さらに、「ニコ動」なんだからコメントもつけられるし、それがうっとおしければ消すことも出来る。お陰でダラダラした部分でも、自由にヤジが飛ばせる。退屈しなくて済む。いろんな意味で時空を超えたメディアになった。ライブを見ながら隣りの奴とgdgd会話するとか出来てるわけだ。本当のライブでそれをやれば迷惑だし、気の合う奴と出掛けないとそれも出来ないけど、ニコ動は迷惑のこともあまり心配しなくて良いし、話相手はいくらでもいる。

ここからいろいろ可能性を考えて行って、また同じようにテレビ放送の未来を考えて行ったら、

早晩テレビ放送は不要になる

とまで思ってしまった。

いや、もちろんまだまだなのはわかる。「ニコ生」は高々1万人しか収容出来ないし、帯域の消費のしかたはハンパない。「番組」だってイマイチだったりもする。それはニコ動の他の部分の「不足」と大差ない。あれが足りないこれが足りないと言い出せば、いくらでも足りない部分は挙げられるだろう。

しかし、既にもうテレビを超える方向は見えてしまった。「超える」のだ。「代替する」んじゃない。これは仮にニコ動が潰れるようなことがあっても、他の誰かがその先に行くだろう。要するに「0を1にする」部分は終わってしまったのだ。後は、金とか技術とかという、比較的解決しやすい部分が残されているだけだ。そりゃ当然それらも楽じゃないし、道は遠いのはわかるが、やめずに歩めば、いずれは目的地に着くというところまで来てしまったのだ。

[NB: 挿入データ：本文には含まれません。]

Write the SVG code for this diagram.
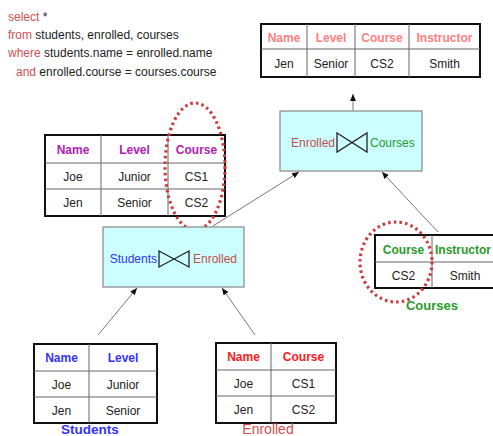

そういったことを思いつつ見ていたら、比喩的表現じゃなくて本当に目頭が熱くなり涙が出た。テクノロジーの進歩に涙したのは初めてだ。陳腐かも知れないが、やっぱり世の中は動いている。それも、そんなに悪くない方向に動いている。

PS.

「テレビがそれを実現したら」ってコメントがあったのだけど、これは太陽が西から昇ることを仮定するようなことだ。なぜなら、テレビ放送には時間、帯域、方式の制約がある。字幕を入れることまでは可能なのだけど、「尺を無視してお手軽生放送」までは無理なのだ。コメントのところまでは、「なんでテレビでもやらないかなー」って思ったんだけどね。